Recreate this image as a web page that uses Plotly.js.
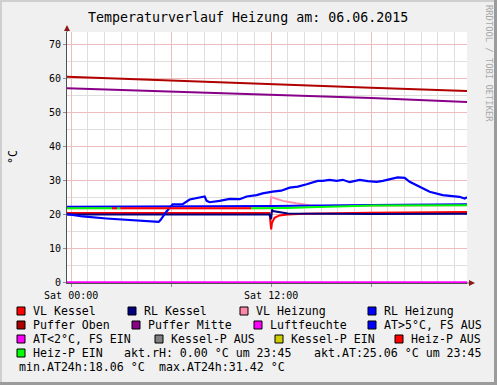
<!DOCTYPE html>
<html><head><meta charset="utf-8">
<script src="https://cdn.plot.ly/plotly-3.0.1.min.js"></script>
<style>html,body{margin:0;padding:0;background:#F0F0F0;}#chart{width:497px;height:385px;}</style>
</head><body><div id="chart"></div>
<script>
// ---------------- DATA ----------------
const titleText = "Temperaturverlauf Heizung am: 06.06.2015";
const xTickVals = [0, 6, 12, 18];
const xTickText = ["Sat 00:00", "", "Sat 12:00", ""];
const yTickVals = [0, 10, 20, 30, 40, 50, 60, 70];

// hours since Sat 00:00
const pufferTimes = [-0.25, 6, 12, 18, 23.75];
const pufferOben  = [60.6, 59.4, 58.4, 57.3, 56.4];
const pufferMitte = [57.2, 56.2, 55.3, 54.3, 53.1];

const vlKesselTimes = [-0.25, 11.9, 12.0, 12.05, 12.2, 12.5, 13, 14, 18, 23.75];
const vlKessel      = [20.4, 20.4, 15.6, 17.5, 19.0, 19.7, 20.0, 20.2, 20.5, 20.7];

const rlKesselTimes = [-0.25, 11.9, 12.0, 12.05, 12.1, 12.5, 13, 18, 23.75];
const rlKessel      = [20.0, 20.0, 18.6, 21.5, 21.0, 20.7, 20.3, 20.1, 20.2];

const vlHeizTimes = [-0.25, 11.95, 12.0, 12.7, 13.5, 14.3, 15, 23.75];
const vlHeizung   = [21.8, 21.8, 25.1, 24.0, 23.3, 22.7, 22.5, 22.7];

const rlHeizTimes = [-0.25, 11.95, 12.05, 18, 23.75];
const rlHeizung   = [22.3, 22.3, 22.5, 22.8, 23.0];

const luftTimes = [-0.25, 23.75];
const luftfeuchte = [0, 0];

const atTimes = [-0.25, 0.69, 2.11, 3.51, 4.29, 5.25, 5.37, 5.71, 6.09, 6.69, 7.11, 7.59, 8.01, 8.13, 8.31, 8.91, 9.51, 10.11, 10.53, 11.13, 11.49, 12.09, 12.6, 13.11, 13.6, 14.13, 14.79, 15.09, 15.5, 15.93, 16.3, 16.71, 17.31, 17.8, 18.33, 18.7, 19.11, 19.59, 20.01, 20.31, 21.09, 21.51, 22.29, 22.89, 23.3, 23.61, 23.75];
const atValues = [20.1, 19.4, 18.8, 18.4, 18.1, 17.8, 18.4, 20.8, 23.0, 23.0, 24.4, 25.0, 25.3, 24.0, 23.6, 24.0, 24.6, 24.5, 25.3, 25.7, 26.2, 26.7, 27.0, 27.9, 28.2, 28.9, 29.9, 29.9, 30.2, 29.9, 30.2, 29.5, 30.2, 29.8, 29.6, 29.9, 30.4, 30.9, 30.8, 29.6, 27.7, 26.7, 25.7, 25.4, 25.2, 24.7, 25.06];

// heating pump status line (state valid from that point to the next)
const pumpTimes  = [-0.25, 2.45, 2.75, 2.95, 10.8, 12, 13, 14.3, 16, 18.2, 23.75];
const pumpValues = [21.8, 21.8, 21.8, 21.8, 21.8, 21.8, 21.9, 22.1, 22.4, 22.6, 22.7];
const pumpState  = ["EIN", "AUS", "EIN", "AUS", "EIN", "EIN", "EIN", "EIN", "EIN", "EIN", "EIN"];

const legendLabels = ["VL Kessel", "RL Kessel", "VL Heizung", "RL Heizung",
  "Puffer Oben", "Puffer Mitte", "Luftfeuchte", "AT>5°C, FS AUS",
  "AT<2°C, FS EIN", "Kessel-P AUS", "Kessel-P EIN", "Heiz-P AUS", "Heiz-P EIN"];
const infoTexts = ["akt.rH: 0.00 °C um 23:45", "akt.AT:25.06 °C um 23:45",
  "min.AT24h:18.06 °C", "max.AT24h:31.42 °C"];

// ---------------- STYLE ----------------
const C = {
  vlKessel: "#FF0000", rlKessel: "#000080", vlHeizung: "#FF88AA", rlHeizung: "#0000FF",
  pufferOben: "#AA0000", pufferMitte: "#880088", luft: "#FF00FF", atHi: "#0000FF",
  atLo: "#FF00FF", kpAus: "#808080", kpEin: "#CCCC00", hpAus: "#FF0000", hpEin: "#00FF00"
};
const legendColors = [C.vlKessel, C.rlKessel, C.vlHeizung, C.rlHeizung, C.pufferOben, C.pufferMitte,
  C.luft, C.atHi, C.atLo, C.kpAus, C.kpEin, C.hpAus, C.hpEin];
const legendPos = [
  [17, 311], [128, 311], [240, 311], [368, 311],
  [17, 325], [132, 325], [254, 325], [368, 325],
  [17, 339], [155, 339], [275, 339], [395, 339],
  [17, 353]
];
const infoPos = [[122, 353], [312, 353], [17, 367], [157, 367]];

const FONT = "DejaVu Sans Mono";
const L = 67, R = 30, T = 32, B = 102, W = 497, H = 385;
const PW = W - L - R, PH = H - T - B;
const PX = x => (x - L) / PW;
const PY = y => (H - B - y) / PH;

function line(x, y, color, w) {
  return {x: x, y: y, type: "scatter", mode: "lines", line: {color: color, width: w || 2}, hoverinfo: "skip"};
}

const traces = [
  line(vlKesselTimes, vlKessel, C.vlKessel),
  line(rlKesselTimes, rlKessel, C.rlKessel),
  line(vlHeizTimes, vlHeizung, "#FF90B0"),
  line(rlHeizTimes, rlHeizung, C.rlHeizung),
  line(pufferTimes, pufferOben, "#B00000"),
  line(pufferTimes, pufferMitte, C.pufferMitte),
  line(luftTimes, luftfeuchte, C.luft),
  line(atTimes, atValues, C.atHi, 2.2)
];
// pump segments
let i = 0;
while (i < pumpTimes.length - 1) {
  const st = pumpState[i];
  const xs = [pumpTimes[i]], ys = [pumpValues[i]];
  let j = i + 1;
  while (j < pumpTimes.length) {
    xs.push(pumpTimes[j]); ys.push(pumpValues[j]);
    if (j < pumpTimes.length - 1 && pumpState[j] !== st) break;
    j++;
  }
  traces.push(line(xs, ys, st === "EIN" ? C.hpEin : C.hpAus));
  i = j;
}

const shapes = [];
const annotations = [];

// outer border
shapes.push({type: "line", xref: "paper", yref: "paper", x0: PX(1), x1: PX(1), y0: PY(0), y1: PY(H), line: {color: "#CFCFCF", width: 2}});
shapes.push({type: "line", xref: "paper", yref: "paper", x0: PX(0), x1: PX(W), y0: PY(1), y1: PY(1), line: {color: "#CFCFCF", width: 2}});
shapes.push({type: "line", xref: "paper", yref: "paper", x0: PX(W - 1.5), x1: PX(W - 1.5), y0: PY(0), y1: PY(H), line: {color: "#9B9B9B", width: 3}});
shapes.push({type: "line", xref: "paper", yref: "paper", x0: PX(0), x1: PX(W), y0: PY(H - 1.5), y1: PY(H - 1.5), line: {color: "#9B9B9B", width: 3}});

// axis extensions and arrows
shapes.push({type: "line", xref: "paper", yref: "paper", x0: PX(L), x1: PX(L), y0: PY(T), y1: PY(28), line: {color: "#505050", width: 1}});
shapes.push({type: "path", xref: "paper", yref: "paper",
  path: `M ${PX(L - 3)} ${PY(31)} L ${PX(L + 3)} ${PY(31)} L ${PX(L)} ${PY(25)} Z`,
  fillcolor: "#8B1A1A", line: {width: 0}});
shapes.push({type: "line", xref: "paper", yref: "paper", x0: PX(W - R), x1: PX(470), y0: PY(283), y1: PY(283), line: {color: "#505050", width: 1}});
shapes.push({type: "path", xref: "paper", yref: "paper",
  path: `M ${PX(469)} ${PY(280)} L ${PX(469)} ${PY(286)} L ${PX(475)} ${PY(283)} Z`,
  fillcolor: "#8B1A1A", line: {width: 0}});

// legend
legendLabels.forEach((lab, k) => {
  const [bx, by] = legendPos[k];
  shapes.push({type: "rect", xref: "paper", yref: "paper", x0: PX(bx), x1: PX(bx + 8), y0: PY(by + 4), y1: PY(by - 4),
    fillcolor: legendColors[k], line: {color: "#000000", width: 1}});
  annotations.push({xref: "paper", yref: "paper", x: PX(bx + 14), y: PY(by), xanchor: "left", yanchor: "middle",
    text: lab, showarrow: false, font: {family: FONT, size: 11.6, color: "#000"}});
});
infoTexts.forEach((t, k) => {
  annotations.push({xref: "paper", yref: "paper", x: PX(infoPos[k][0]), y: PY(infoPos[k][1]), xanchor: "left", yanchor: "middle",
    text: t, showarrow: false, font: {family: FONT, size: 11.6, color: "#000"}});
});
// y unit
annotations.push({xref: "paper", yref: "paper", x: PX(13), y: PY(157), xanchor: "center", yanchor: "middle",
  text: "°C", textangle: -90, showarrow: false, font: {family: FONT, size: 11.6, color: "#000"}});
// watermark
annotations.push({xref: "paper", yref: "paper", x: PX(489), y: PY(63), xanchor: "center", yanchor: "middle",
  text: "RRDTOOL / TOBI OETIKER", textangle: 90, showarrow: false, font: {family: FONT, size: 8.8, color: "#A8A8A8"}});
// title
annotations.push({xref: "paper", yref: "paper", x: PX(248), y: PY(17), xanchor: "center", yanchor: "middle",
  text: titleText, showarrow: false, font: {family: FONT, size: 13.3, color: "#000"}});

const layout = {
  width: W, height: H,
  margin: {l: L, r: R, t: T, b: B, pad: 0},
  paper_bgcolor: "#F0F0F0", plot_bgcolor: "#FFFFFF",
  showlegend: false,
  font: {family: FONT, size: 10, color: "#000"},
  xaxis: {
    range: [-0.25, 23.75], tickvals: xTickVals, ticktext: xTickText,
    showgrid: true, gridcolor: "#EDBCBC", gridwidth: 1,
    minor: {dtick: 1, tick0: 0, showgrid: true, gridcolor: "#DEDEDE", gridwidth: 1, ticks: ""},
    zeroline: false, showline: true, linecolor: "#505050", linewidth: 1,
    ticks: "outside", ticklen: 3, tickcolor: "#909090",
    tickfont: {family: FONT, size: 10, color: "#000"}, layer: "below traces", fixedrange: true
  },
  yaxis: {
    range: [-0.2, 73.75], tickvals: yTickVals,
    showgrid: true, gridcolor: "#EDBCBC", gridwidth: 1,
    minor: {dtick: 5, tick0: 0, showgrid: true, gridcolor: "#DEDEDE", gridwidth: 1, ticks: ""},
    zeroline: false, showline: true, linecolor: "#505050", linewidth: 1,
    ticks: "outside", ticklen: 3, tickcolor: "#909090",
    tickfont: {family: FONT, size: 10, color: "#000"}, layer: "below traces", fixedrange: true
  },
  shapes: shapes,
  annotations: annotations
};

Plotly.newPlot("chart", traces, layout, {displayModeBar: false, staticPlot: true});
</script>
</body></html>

## What the task asks:
Restate, line by line and word for word, everything from the top of the material through the line that contains "25.2, 24.7, 25.06];". Leave pictures out.

## Solution below:
Recreate this image as a web page that uses Plotly.js.
<!DOCTYPE html>
<html><head><meta charset="utf-8">
<script src="https://cdn.plot.ly/plotly-3.0.1.min.js"></script>
<style>html,body{margin:0;padding:0;background:#F0F0F0;}#chart{width:497px;height:385px;}</style>
</head><body><div id="chart"></div>
<script>
// ---------------- DATA ----------------
const titleText = "Temperaturverlauf Heizung am: 06.06.2015";
const xTickVals = [0, 6, 12, 18];
const xTickText = ["Sat 00:00", "", "Sat 12:00", ""];
const yTickVals = [0, 10, 20, 30, 40, 50, 60, 70];

// hours since Sat 00:00
const pufferTimes = [-0.25, 6, 12, 18, 23.75];
const pufferOben  = [60.6, 59.4, 58.4, 57.3, 56.4];
const pufferMitte = [57.2, 56.2, 55.3, 54.3, 53.1];

const vlKesselTimes = [-0.25, 11.9, 12.0, 12.05, 12.2, 12.5, 13, 14, 18, 23.75];
const vlKessel      = [20.4, 20.4, 15.6, 17.5, 19.0, 19.7, 20.0, 20.2, 20.5, 20.7];

const rlKesselTimes = [-0.25, 11.9, 12.0, 12.05, 12.1, 12.5, 13, 18, 23.75];
const rlKessel      = [20.0, 20.0, 18.6, 21.5, 21.0, 20.7, 20.3, 20.1, 20.2];

const vlHeizTimes = [-0.25, 11.95, 12.0, 12.7, 13.5, 14.3, 15, 23.75];
const vlHeizung   = [21.8, 21.8, 25.1, 24.0, 23.3, 22.7, 22.5, 22.7];

const rlHeizTimes = [-0.25, 11.95, 12.05, 18, 23.75];
const rlHeizung   = [22.3, 22.3, 22.5, 22.8, 23.0];

const luftTimes = [-0.25, 23.75];
const luftfeuchte = [0, 0];

const atTimes = [-0.25, 0.69, 2.11, 3.51, 4.29, 5.25, 5.37, 5.71, 6.09, 6.69, 7.11, 7.59, 8.01, 8.13, 8.31, 8.91, 9.51, 10.11, 10.53, 11.13, 11.49, 12.09, 12.6, 13.11, 13.6, 14.13, 14.79, 15.09, 15.5, 15.93, 16.3, 16.71, 17.31, 17.8, 18.33, 18.7, 19.11, 19.59, 20.01, 20.31, 21.09, 21.51, 22.29, 22.89, 23.3, 23.61, 23.75];
const atValues = [20.1, 19.4, 18.8, 18.4, 18.1, 17.8, 18.4, 20.8, 23.0, 23.0, 24.4, 25.0, 25.3, 24.0, 23.6, 24.0, 24.6, 24.5, 25.3, 25.7, 26.2, 26.7, 27.0, 27.9, 28.2, 28.9, 29.9, 29.9, 30.2, 29.9, 30.2, 29.5, 30.2, 29.8, 29.6, 29.9, 30.4, 30.9, 30.8, 29.6, 27.7, 26.7, 25.7, 25.4, 25.2, 24.7, 25.06];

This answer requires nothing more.